Chapter 16: In Loaded Words, you argue that uncertainty should be considered a positive value, not simply a state that must be rectified with clear answers. Why is doubt more important than certainty?

Garber: I’d prefer to describe this as the value of flexible and historically contingent thinking as contrasted with dogmatism and sloganeering. In an essay called “Knowledge and Belief,” published in Critical Inquiry in 2005, I tried to put in question the “certainty” that those two words seem to imply, and the unquestioning value with which they are sometimes charged. If we consider some alternatives to “I know” or “I am certain,” like “I think,” or “I imagine” or “I wonder,” we might be able to see “uncertainty” as a space of possibility and inquiry rather than a mistaken refusal to accept a certain answer. A position of uncertainty can be perfectly clear; it might include ambiguity, ambivalence, or openness to scientific progress. (The world was once “certainly” flat, then it was “certainly” round; the earth was once “certainly” at the center of the universe, then it became “certain” that it revolved around the sun; witches once “certainly” caused illness and the failure of crops.)

In literary studies we praise the richness of words that have two or more semantic meanings, whether we call this richness of language punning, literary ambiguity, or historical specificity.

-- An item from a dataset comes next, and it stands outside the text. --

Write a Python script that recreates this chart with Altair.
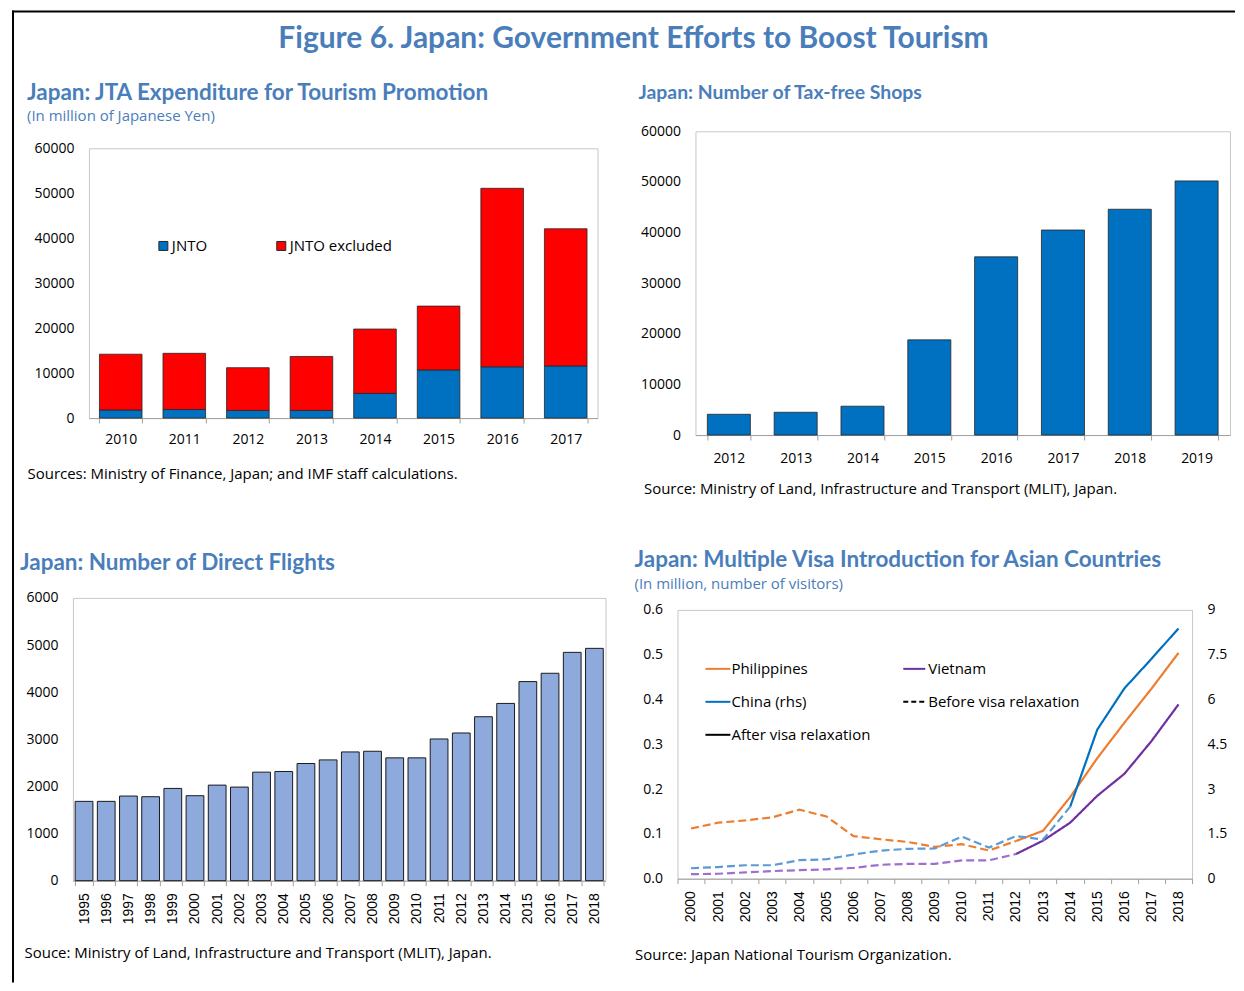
import altair as alt
import pandas as pd

TITLE_BLUE = "#4A7EBB"
TITLE_FONT = "Lato"
FONT = "Open Sans"
YEAR_FONT = "Liberation Sans"
FRAME_GREY = "#c8c8c8"
AXIS_GREY = "#a0a0a0"
BAR_EDGE = "#262626"

fig_title = "Figure 6. Japan: Government Efforts to Boost Tourism"

# ---------------- Panel 1: JTA expenditure ----------------
jta_title = "Japan: JTA Expenditure for Tourism Promotion"
jta_subtitle = "(In million of Japanese Yen)"
jta_source = "Sources: Ministry of Finance, Japan; and IMF staff calculations."
jta_years = ["2010", "2011", "2012", "2013", "2014", "2015", "2016", "2017"]
jnto = [1800, 1900, 1700, 1700, 5500, 10700, 11400, 11600]
jnto_excluded = [12400, 12500, 9500, 12000, 14300, 14200, 39700, 30500]
jta_series = ["JNTO", "JNTO excluded"]
jta_colors = ["#0070C0", "#FF0000"]
jta_ticks = [0, 10000, 20000, 30000, 40000, 50000, 60000]

# ---------------- Panel 2: tax-free shops ----------------
shop_title = "Japan: Number of Tax-free Shops"
shop_source = "Source: Ministry of Land, Infrastructure and Transport (MLIT), Japan."
shop_years = ["2012", "2013", "2014", "2015", "2016", "2017", "2018", "2019"]
tax_free_shops = [4100, 4500, 5700, 18800, 35200, 40500, 44600, 50200]
shop_ticks = [0, 10000, 20000, 30000, 40000, 50000, 60000]

# ---------------- Panel 3: direct flights ----------------
flight_title = "Japan: Number of Direct Flights"
flight_source = "Souce: Ministry of Land, Infrastructure and Transport (MLIT), Japan."
flight_years = ["1995", "1996", "1997", "1998", "1999", "2000", "2001", "2002",
                "2003", "2004", "2005", "2006", "2007", "2008", "2009", "2010",
                "2011", "2012", "2013", "2014", "2015", "2016", "2017", "2018"]
direct_flights = [1683, 1683, 1796, 1782, 1958, 1803, 2028, 1986,
                  2303, 2317, 2486, 2563, 2732, 2746, 2606, 2606,
                  3007, 3134, 3479, 3761, 4225, 4401, 4845, 4930]
flight_ticks = [0, 1000, 2000, 3000, 4000, 5000, 6000]

# ---------------- Panel 4: visitors ----------------
visa_title = "Japan: Multiple Visa Introduction for Asian Countries"
visa_subtitle = "(In million, number of visitors)"
visa_source = "Source: Japan National Tourism Organization."
visa_years = ["2000", "2001", "2002", "2003", "2004", "2005", "2006", "2007", "2008", "2009",
              "2010", "2011", "2012", "2013", "2014", "2015", "2016", "2017", "2018"]
philippines = [0.112, 0.125, 0.130, 0.137, 0.154, 0.139, 0.095, 0.088, 0.082, 0.071,
               0.077, 0.063, 0.084, 0.107, 0.182, 0.269, 0.348, 0.424, 0.504]
vietnam = [0.010, 0.011, 0.014, 0.017, 0.019, 0.021, 0.024, 0.031, 0.033, 0.033,
           0.041, 0.041, 0.055, 0.085, 0.125, 0.185, 0.234, 0.307, 0.389]
china = [0.35, 0.39, 0.45, 0.45, 0.62, 0.65, 0.81, 0.94, 1.00, 1.01,
         1.41, 1.04, 1.43, 1.31, 2.41, 4.99, 6.37, 7.36, 8.38]
visa_series = ["Philippines", "Vietnam", "China (rhs)"]
relax_year = ["2012", "2012", "2014"]
before_colors = ["#ED7D31", "#9E6FCF", "#5B9BD5"]
after_colors = ["#ED7D31", "#7030A0", "#0070C0"]
left_ticks = [0, 0.1, 0.2, 0.3, 0.4, 0.5, 0.6]
right_ticks = [0, 1.5, 3, 4.5, 6, 7.5, 9]
legend_labels = ["Philippines", "Vietnam", "China (rhs)", "Before visa relaxation", "After visa relaxation"]
legend_colors = ["#ED7D31", "#7030A0", "#0070C0", "#000000", "#000000"]
legend_phase = ["after", "after", "after", "before", "after"]


def source_axis(text, tx, ty, **kw):
    return alt.Axis(title=text, titleX=tx, titleY=ty, titleAlign="left", titleBaseline="middle",
                    titleFont=FONT, titleFontSize=15, titleFontWeight="normal", titleColor="black",
                    tickBand="extent", tickSize=5, domainColor=AXIS_GREY, tickColor=AXIS_GREY, **kw)


def value_axis(vals, fmt, **kw):
    return alt.Axis(values=vals, format=fmt, ticks=False, domain=False, grid=False,
                    labelPadding=15, title=None, **kw)


def spacer(w, h):
    return alt.Chart(pd.DataFrame({"v": [0]})).mark_point(opacity=0).properties(
        width=w, height=h, view=alt.ViewBackground(stroke=None))


# ---- frame border + main title (decorations, placed in a spacer) ----
one = pd.DataFrame({"t": [fig_title]})
border_left = alt.Chart(one).mark_rule(color="black", strokeWidth=2).encode(
    x=alt.value(-60), y=alt.value(-121), y2=alt.value(852))
border_top = alt.Chart(one).mark_rule(color="black", strokeWidth=2).encode(
    x=alt.value(-61), x2=alt.value(1163), y=alt.value(-120))
main_title = alt.Chart(one).mark_text(font=TITLE_FONT, fontSize=30, fontWeight="bold", color=TITLE_BLUE,
                                      align="center", baseline="middle").encode(
    text="t:N", x=alt.value(561), y=alt.value(-92))
deco = alt.layer(border_left, border_top, main_title).properties(
    width=16, height=304, view=alt.ViewBackground(stroke=None))

# ---- Panel 1 ----
n1 = len(jta_years)
df1 = pd.DataFrame({
    "year": jta_years * 2,
    "series": [jta_series[0]] * n1 + [jta_series[1]] * n1,
    "value": jnto + jnto_excluded,
    "stack_order": [0] * n1 + [1] * n1,
})
c1 = alt.Chart(df1).mark_bar(stroke=BAR_EDGE, strokeWidth=0.8).encode(
    x=alt.X("year:N", scale=alt.Scale(paddingInner=0.33, paddingOuter=0.165),
            axis=source_axis(jta_source, -62, 55, labelAngle=0, labelPadding=9)),
    y=alt.Y("value:Q", stack="zero", scale=alt.Scale(domain=[0, 60000], nice=False),
            axis=value_axis(jta_ticks, "d")),
    color=alt.Color("series:N", scale=alt.Scale(domain=jta_series, range=jta_colors),
                    legend=alt.Legend(title=None, orient="none", legendX=83, legendY=107,
                                      direction="horizontal", symbolType="square", symbolSize=81,
                                      symbolStrokeColor=BAR_EDGE, symbolStrokeWidth=1,
                                      labelFont=FONT, labelFontSize=15, labelOffset=1,
                                      columnPadding=66, padding=0)),
    order=alt.Order("stack_order:Q"),
).properties(width=509, height=270,
             title=alt.TitleParams(text=jta_title, subtitle=jta_subtitle, fontSize=22.5,
                                   subtitleFontSize=15, dx=-62, offset=17, subtitlePadding=5))

# ---- Panel 2 ----
df2 = pd.DataFrame({"year": shop_years, "shops": tax_free_shops})
c2 = alt.Chart(df2).mark_bar(color="#0070C0", stroke=BAR_EDGE, strokeWidth=0.8).encode(
    x=alt.X("year:N", scale=alt.Scale(paddingInner=0.356, paddingOuter=0.178),
            axis=source_axis(shop_source, -52, 53, labelAngle=0, labelPadding=11)),
    y=alt.Y("shops:Q", scale=alt.Scale(domain=[0, 60000], nice=False),
            axis=value_axis(shop_ticks, "d")),
).properties(width=535, height=304,
             title=alt.TitleParams(text=shop_title, fontSize=19.4, dx=-57, offset=21))

# ---- Panel 3 ----
df3 = pd.DataFrame({"year": flight_years, "flights": direct_flights})
c3 = alt.Chart(df3).mark_bar(color="#8EA9DB", stroke="#1a1a1a", strokeWidth=1).encode(
    x=alt.X("year:N", scale=alt.Scale(paddingInner=0.2, paddingOuter=0.1),
            axis=source_axis(flight_source, -49, 72, labelAngle=-90, labelFont=YEAR_FONT,
                             labelFontSize=14, labelPadding=7)),
    y=alt.Y("flights:Q", scale=alt.Scale(domain=[0, 6000], nice=False),
            axis=value_axis(flight_ticks, "d")),
).properties(width=533, height=283,
             title=alt.TitleParams(text=flight_title, fontSize=22.5, dx=-53, offset=16))

# ---- Panel 4 ----
rows = []
for name, vals, ry, cb, ca in zip(visa_series, [philippines, vietnam, china], relax_year,
                                  before_colors, after_colors):
    for yr, v in zip(visa_years, vals):
        if yr <= ry:
            rows.append({"year": yr, "value": v, "series": name, "phase": "before",
                         "key": name + " before", "color": cb})
        if yr >= ry:
            rows.append({"year": yr, "value": v, "series": name, "phase": "after",
                         "key": name + " after", "color": ca})
df4 = pd.DataFrame(rows)

x4 = alt.X("year:O", bandPosition=0.5,
           scale=alt.Scale(type="band", paddingInner=0, paddingOuter=0),
           axis=source_axis(visa_source, -43, 76, labelAngle=-90, labelFont=YEAR_FONT,
                            labelFontSize=14, labelPadding=7))
dash = alt.StrokeDash("phase:N", scale=alt.Scale(domain=["before", "after"], range=[[8, 4], [1, 0]]),
                      legend=None)

left_lines = alt.Chart(df4).transform_filter(alt.datum.series != "China (rhs)").mark_line(
    strokeWidth=2.2).encode(
    x=x4,
    y=alt.Y("value:Q", scale=alt.Scale(domain=[0, 0.6], nice=False),
            axis=value_axis(left_ticks, ".1f", orient="left")),
    color=alt.Color("color:N", scale=None),
    strokeDash=dash,
    detail="key:N",
)
right_lines = alt.Chart(df4).transform_filter(alt.datum.series == "China (rhs)").mark_line(
    strokeWidth=2.2).encode(
    x=alt.X("year:O", bandPosition=0.5),
    y=alt.Y("value:Q", scale=alt.Scale(domain=[0, 9], nice=False),
            axis=value_axis(right_ticks, ".1~f", orient="right")),
    color=alt.Color("color:N", scale=None),
    strokeDash=dash,
    detail="key:N",
)

leg_col = [0, 1, 0, 1, 0]
leg_row = [0, 0, 1, 1, 2]
col_x0, col_x1, col_tx = [28, 226], [53, 248], [54, 251]
leg_df = pd.DataFrame({
    "label": legend_labels,
    "color": legend_colors,
    "phase": legend_phase,
    "x0": [col_x0[c] for c in leg_col],
    "x1": [col_x1[c] for c in leg_col],
    "tx": [col_tx[c] for c in leg_col],
    "ly": [59 + 33 * r for r in leg_row],
})
leg_solid = alt.Chart(leg_df).transform_filter(alt.datum.phase == "after").mark_rule(strokeWidth=2).encode(
    x=alt.X("x0:Q", scale=None, axis=None), x2="x1:Q",
    y=alt.Y("ly:Q", scale=None, axis=None), color=alt.Color("color:N", scale=None))
leg_dashed = alt.Chart(leg_df).transform_filter(alt.datum.phase == "before").mark_rule(
    strokeWidth=2, strokeDash=[5, 3]).encode(
    x=alt.X("x0:Q", scale=None, axis=None), x2="x1:Q",
    y=alt.Y("ly:Q", scale=None, axis=None), color=alt.Color("color:N", scale=None))
leg_text = alt.Chart(leg_df).mark_text(align="left", baseline="middle", font=FONT, fontSize=15,
                                       color="black").encode(
    x=alt.X("tx:Q", scale=None, axis=None), y=alt.Y("ly:Q", scale=None, axis=None), text="label:N")

c4 = alt.layer(left_lines, right_lines, leg_solid, leg_dashed, leg_text).resolve_scale(
    y="independent").properties(
    width=515, height=269,
    title=alt.TitleParams(text=visa_title, subtitle=visa_subtitle, fontSize=22.5,
                          subtitleFontSize=15, dx=-43, offset=11, subtitlePadding=5))

# ---- layout ----
# nested flush groups report no height of their own, so the row gap includes row 1's plot height (304)
row1 = alt.hconcat(deco, alt.hconcat(c1, c2, spacing=98, bounds="flush", center=True),
                   spacing=0, bounds="flush")
row2 = alt.hconcat(c3, alt.vconcat(spacer(515, 12), c4, spacing=0, bounds="flush"),
                   spacing=72, bounds="flush")

chart = alt.vconcat(row1, row2, spacing=467, bounds="flush").properties(
    padding={"left": 3, "top": 1, "right": 0, "bottom": 0}
).configure_view(stroke=FRAME_GREY, strokeWidth=1).configure_axis(
    labelFont=FONT, labelFontSize=14, labelColor="black", grid=False
).configure_title(
    font=TITLE_FONT, fontWeight="bold", color=TITLE_BLUE, anchor="start", frame="group",
    subtitleFont=FONT, subtitleColor=TITLE_BLUE, subtitleFontWeight="normal"
).configure_legend(labelColor="black")

chart.save("out.html", embed_options={"renderer": "svg", "actions": False})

This fluidity of reference is poetry, not (merely) uncertainty. Counterfactuals and “what-ifs” have played an important part in law, political theory, and philosophy. Sigmund Freud begins a section of Beyond the Pleasure Principle with the disarming phrase, “What follows is speculation,” and the pages that follow are especially brilliant and challenging. Out of such speculations come theory and imagination, the most profound activities of the human mind.